--- Given request ---
Write out each line of the listing as it stands, without the images.

--- Dataset records ---
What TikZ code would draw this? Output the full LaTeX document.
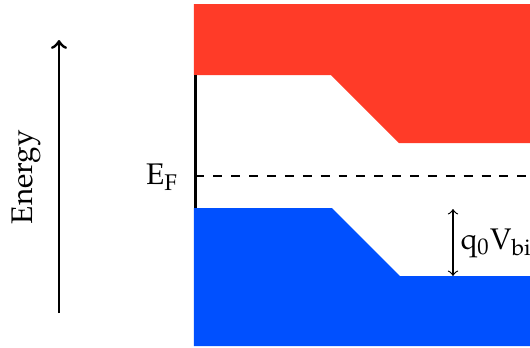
\documentclass[tikz,border=0pt]{standalone}
\usepackage[T1]{fontenc}
\usepackage{mathpazo}
\usetikzlibrary{calc}
\definecolor{cbred}{RGB}{255,59,40}
\definecolor{vbblue}{RGB}{0,80,255}
\tikzstyle{lbl}=[inner sep=1pt]
\tikzstyle{edge}=[line width=0.8pt]

\begin{document}
\begin{tikzpicture}[x=0.0118cm, y=-0.0118cm]
\useasboundingbox (0,0) rectangle (530,348);
% bands
\fill[cbred] (194,4) -- (530,4) -- (530,143) -- (399,143) -- (331,75) -- (194,75) -- cycle;
\fill[vbblue] (194,208) -- (332,208) -- (400,276) -- (530,276) -- (530,346) -- (194,346) -- cycle;
%
\draw (195.5,75) coordinate (cb) (195.5,208) coordinate (vb);
\draw[edge] (cb)--(vb);
\draw (195.5,176) coordinate (ef) (530,176) coordinate (efr);
\draw[dashed, thin] (ef)--(efr);
\draw (182,177) node[lbl, left] (EF) {$\mathrm{E_F}$};
%
\draw (59,313) coordinate (e0) (59,40) coordinate (e1);
\draw[edge, line width=1pt, ->] (e0)--(e1);
\draw (26,177) node[lbl, rotate=90] (en) {Energy};
%
\draw (453,209) coordinate (v0) (453,276) coordinate (v1);
\draw[<->] (v0)--(v1);
\draw (v0)+(4,34) node[lbl, right] (vbi) {$\mathrm{q_0V_{bi}}$};
\end{tikzpicture}
\end{document}
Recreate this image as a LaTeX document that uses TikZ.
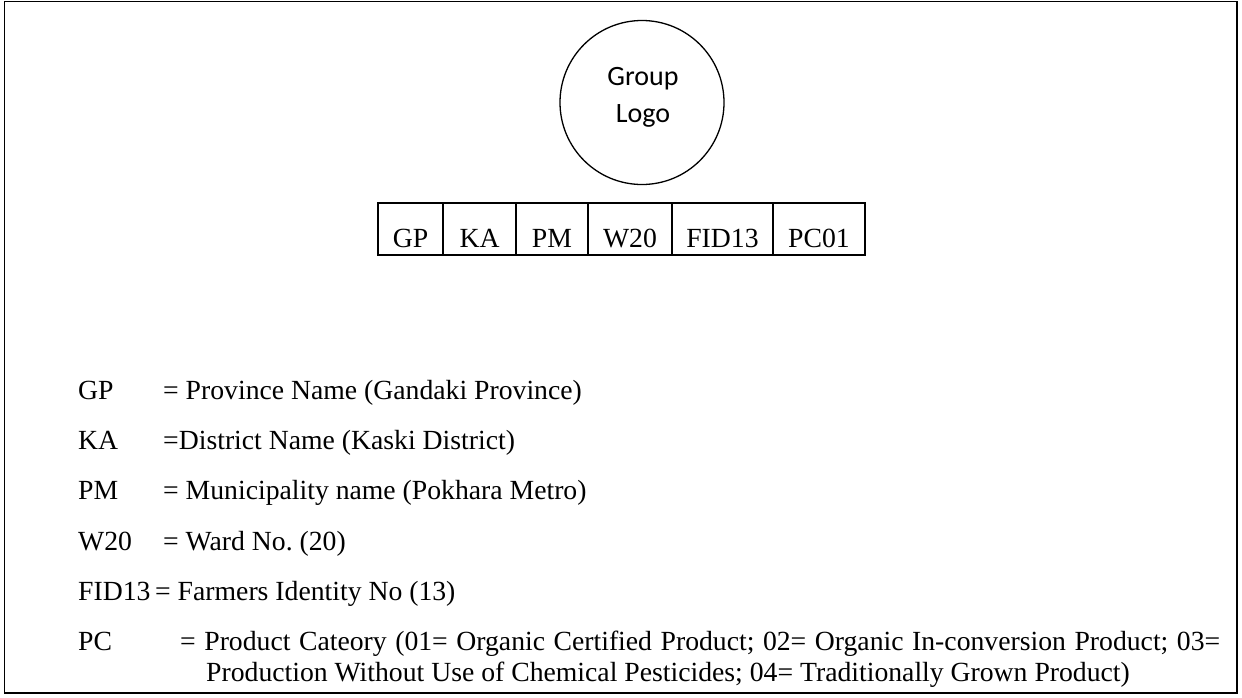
\documentclass[tikz,border=0pt]{standalone}
\usepackage{fontspec}
\setmainfont{Liberation Serif}
\newfontfamily\calibri{Carlito}
\frenchspacing
\begin{document}
\begin{tikzpicture}[x=1pt,y=-1pt,
  txt/.style={inner sep=0pt,anchor=base west,font=\fontsize{27.7}{33}\selectfont\frenchspacing},
  celltxt/.style={inner sep=0pt,anchor=base,font=\fontsize{27.7}{33}\selectfont},
  logotxt/.style={inner sep=0pt,anchor=base,font=\calibri\fontsize{28}{34}\selectfont},
  line/.style={draw=black,line width=1.3pt}]
\useasboundingbox (0,0) rectangle (1242,697);
% outer frame
\draw[line width=1.8pt] (4.5,1.5) rectangle (1237,693);
% logo circle
\node[line,circle,minimum size=164pt,inner sep=0pt] (logo) at (642,102.5) {};
\node[logotxt] (g1) at (643,85) {Group};
\node[logotxt] (g2) at (643,122) {Logo};
% code table
\foreach \a/\b/\t [count=\i] in {378/443/GP,443/516/KA,516/588/PM,588/672/W20,672/773/FID13,773/865/PC01}{
  \draw[line] (\a,203) rectangle (\b,255);
  \node[celltxt] (c\i) at ({(\a+\b)/2},247) {\t};
}
% legend
\node[txt] (l1) at (78,399) {GP};
\node[txt] (d1) at (163,399) {= Province Name (Gandaki Province)};
\node[txt] (l2) at (78,449) {KA};
\node[txt] (d2) at (163,449) {=District Name (Kaski District)};
\node[txt] (l3) at (78,499) {PM};
\node[txt] (d3) at (163,499) {= Municipality name (Pokhara Metro)};
\node[txt] (l4) at (78,550) {W20};
\node[txt] (d4) at (163,550) {= Ward No. (20)};
\node[txt] (l5) at (78,600) {FID13};
\node[txt] (d5) at (155,600) {= Farmers Identity No (13)};
\node[txt] (l6) at (78,650) {PC};
\node[txt] (d6) at (180,650) {\makebox[1040pt][s]{= Product Cateory (01= Organic Certified Product; 02= Organic In-conversion Product; 03=}};
\node[txt] (d7) at (206,681) {Production Without Use of Chemical Pesticides; 04= Traditionally Grown Product)};
\end{tikzpicture}
\end{document}
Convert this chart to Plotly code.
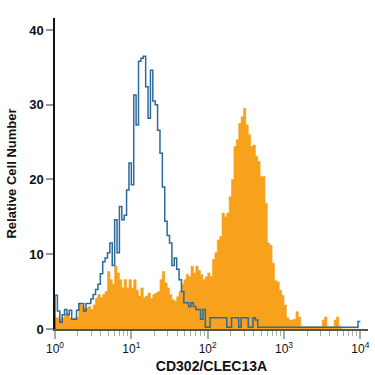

--- Result of this exercise ---
What TikZ code would draw this? Output the full LaTeX document.
\documentclass[tikz,border=0pt]{standalone}
\usepackage[T1]{fontenc}
\usepackage{mathpazo}
\usetikzlibrary{calc}
\definecolor{cbred}{RGB}{255,59,40}
\definecolor{vbblue}{RGB}{0,80,255}
\tikzstyle{lbl}=[inner sep=1pt]
\tikzstyle{edge}=[line width=0.8pt]

\begin{document}
\begin{tikzpicture}[x=0.0118cm, y=-0.0118cm]
\useasboundingbox (0,0) rectangle (530,348);
% bands
\fill[cbred] (194,4) -- (530,4) -- (530,143) -- (399,143) -- (331,75) -- (194,75) -- cycle;
\fill[vbblue] (194,208) -- (332,208) -- (400,276) -- (530,276) -- (530,346) -- (194,346) -- cycle;
%
\draw (195.5,75) coordinate (cb) (195.5,208) coordinate (vb);
\draw[edge] (cb)--(vb);
\draw (195.5,176) coordinate (ef) (530,176) coordinate (efr);
\draw[dashed, thin] (ef)--(efr);
\draw (182,177) node[lbl, left] (EF) {$\mathrm{E_F}$};
%
\draw (59,313) coordinate (e0) (59,40) coordinate (e1);
\draw[edge, line width=1pt, ->] (e0)--(e1);
\draw (26,177) node[lbl, rotate=90] (en) {Energy};
%
\draw (453,209) coordinate (v0) (453,276) coordinate (v1);
\draw[<->] (v0)--(v1);
\draw (v0)+(4,34) node[lbl, right] (vbi) {$\mathrm{q_0V_{bi}}$};
\end{tikzpicture}
\end{document}
Recreate this image as a LaTeX document that uses TikZ.
\documentclass[tikz,border=0pt]{standalone}
\usepackage{fontspec}
\setmainfont{Liberation Serif}
\newfontfamily\calibri{Carlito}
\frenchspacing
\begin{document}
\begin{tikzpicture}[x=1pt,y=-1pt,
  txt/.style={inner sep=0pt,anchor=base west,font=\fontsize{27.7}{33}\selectfont\frenchspacing},
  celltxt/.style={inner sep=0pt,anchor=base,font=\fontsize{27.7}{33}\selectfont},
  logotxt/.style={inner sep=0pt,anchor=base,font=\calibri\fontsize{28}{34}\selectfont},
  line/.style={draw=black,line width=1.3pt}]
\useasboundingbox (0,0) rectangle (1242,697);
% outer frame
\draw[line width=1.8pt] (4.5,1.5) rectangle (1237,693);
% logo circle
\node[line,circle,minimum size=164pt,inner sep=0pt] (logo) at (642,102.5) {};
\node[logotxt] (g1) at (643,85) {Group};
\node[logotxt] (g2) at (643,122) {Logo};
% code table
\foreach \a/\b/\t [count=\i] in {378/443/GP,443/516/KA,516/588/PM,588/672/W20,672/773/FID13,773/865/PC01}{
  \draw[line] (\a,203) rectangle (\b,255);
  \node[celltxt] (c\i) at ({(\a+\b)/2},247) {\t};
}
% legend
\node[txt] (l1) at (78,399) {GP};
\node[txt] (d1) at (163,399) {= Province Name (Gandaki Province)};
\node[txt] (l2) at (78,449) {KA};
\node[txt] (d2) at (163,449) {=District Name (Kaski District)};
\node[txt] (l3) at (78,499) {PM};
\node[txt] (d3) at (163,499) {= Municipality name (Pokhara Metro)};
\node[txt] (l4) at (78,550) {W20};
\node[txt] (d4) at (163,550) {= Ward No. (20)};
\node[txt] (l5) at (78,600) {FID13};
\node[txt] (d5) at (155,600) {= Farmers Identity No (13)};
\node[txt] (l6) at (78,650) {PC};
\node[txt] (d6) at (180,650) {\makebox[1040pt][s]{= Product Cateory (01= Organic Certified Product; 02= Organic In-conversion Product; 03=}};
\node[txt] (d7) at (206,681) {Production Without Use of Chemical Pesticides; 04= Traditionally Grown Product)};
\end{tikzpicture}
\end{document}
Convert this chart to Plotly code.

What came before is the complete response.